Smith And Wesson Forums banner
1 - 8 of 8 Posts

·
Registered
Joined
·
1 Posts
Discussion Starter · #1 ·
Hi all,

I inherited this revolver from my grandfather, he worked in the state prison system as a guard and this was his issued firearm. I'm trying to date it but there's something going on with the serial. I have one that begins with 'K', however the era he worked at the prison (The 50's and 60's) apparently the models created then were marked 'J'. I tried to do a serial number lookup on Smith and Wesson's website but they couldn't provide any information with that serial.

Anyone know what's going on? Thanks.
 

·
Registered
Joined
·
15,310 Posts
K would be appropriate for some models of revolver of that period. The J was used in J frame serial numbers. J frame is a small 5 shot revolver and I doubt that a prison would issue them to guards. That leaves the K on your gun which as
I said, would be correct for certain models.
A picture and the serial number would help us identify and date the gun
 

·
Registered
Joined
·
863 Posts
When most people post the serial number they XX the last two numbers. And a picture is worth a thousand words. And it seems new posts of firearm pics are getting more and more scarce so I would really like to see yours. And thanks in advance.
 

·
Premium Member
Joined
·
12,300 Posts
Hard to help without a photo and partial s/n.

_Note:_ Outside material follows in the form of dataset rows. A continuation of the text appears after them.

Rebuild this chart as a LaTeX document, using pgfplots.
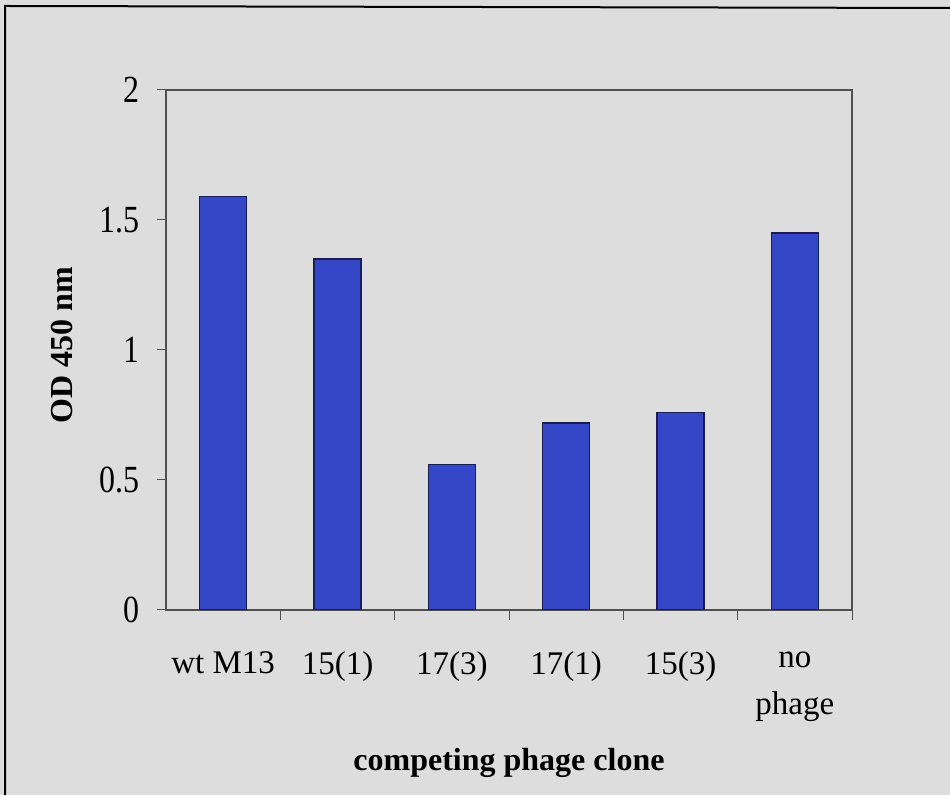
\documentclass[border=0pt]{standalone}
\usepackage{pgfplots}
\pgfplotsset{compat=1.18}
\usepackage{fontspec}
\setmainfont{Liberation Serif}
\definecolor{bg}{HTML}{DDDDDD}
\definecolor{barblue}{HTML}{3447C6}
\definecolor{baredge}{HTML}{1A1C55}
\definecolor{axgray}{HTML}{505050}
\begin{document}
\begin{tikzpicture}[x=1pt,y=1pt]
\fill[bg] (0,0) rectangle (950,795);
\useasboundingbox (0,0) rectangle (950,795);
\draw[black,line width=2pt] (5,0) -- (5,789) -- (950,787);
\begin{axis}[
  at={(166pt,185pt)}, anchor=south west,
  scale only axis, width=686pt, height=520pt,
  xmin=0.5, xmax=6.5, ymin=0, ymax=2,
  ytick={0,0.5,1,1.5,2},
  yticklabel={\scalebox{1}[1.2]{\pgfmathprintnumber{\tick}}},
  xtick={1,...,6},
  xticklabels={wt M13,15(1),17(3),17(1),15(3),no\\phage},
  minor xtick={1.5,2.5,3.5,4.5,5.5,6.5},
  tick pos=left, tick align=outside,
  major tick length=9pt, minor tick length=10pt,
  x tick style={draw=none}, minor x tick style={draw=axgray, line width=1pt},
  y tick style={draw=axgray, line width=1pt},
  axis line style={draw=axgray, line width=1.2pt},
  /pgf/number format/assume math mode=true,
  yticklabel style={font=\fontsize{32}{36}\selectfont, xshift=-14pt},
  xticklabel style={font=\fontsize{33}{47}\selectfont, align=center, anchor=north, yshift=-29pt},
  ybar, bar width=0.41,
]
\addplot[fill=barblue, draw=baredge, line width=1.5pt] coordinates {
  (1,1.59) (2,1.35) (3,0.56) (4,0.72) (5,0.76) (6,1.45)
};
\end{axis}
\node[font=\bfseries\fontsize{32}{38}\selectfont, anchor=base] at (509,25) {competing phage clone};
\node[font=\bfseries\fontsize{32}{38}\selectfont, rotate=90] at (62,450) {OD 450 nm};
\end{tikzpicture}
\end{document}
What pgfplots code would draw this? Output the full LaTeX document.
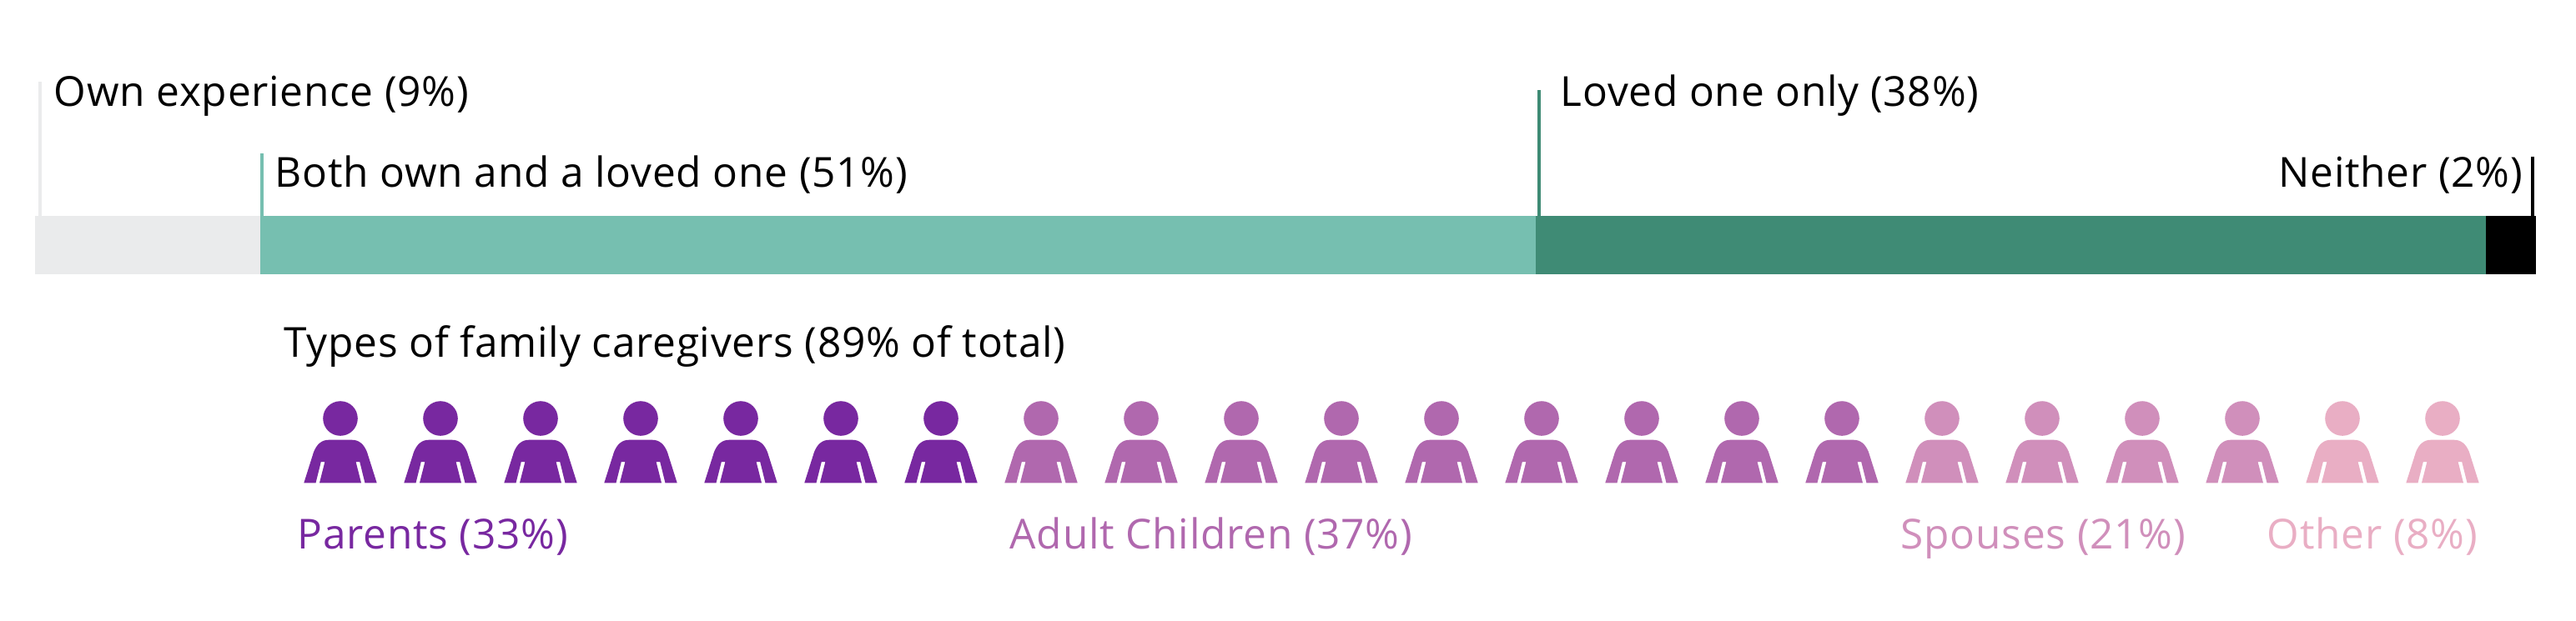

answer some of the question in the above link will help a great deal.
 
  • Like
Reactions: azmick

·
Premium Member
Joined
·
20,732 Posts
Welcome to the forums from the Wiregrass! Well, if it is marked .38 S&W Special CTG and the serial starts with a K, then it pretty much has to be either a 6" Model 14 Masterpiece or, more likely, a 4" Model 15 Combat Masterpiece...or the pre-model versions. S&W started stamping MOD numbers inside the yoke cut in 1958. So, open the cylinder and look inside the yoke cut for a MOD 14 or MOD 15. If not there, the revolver was made in or before 1958.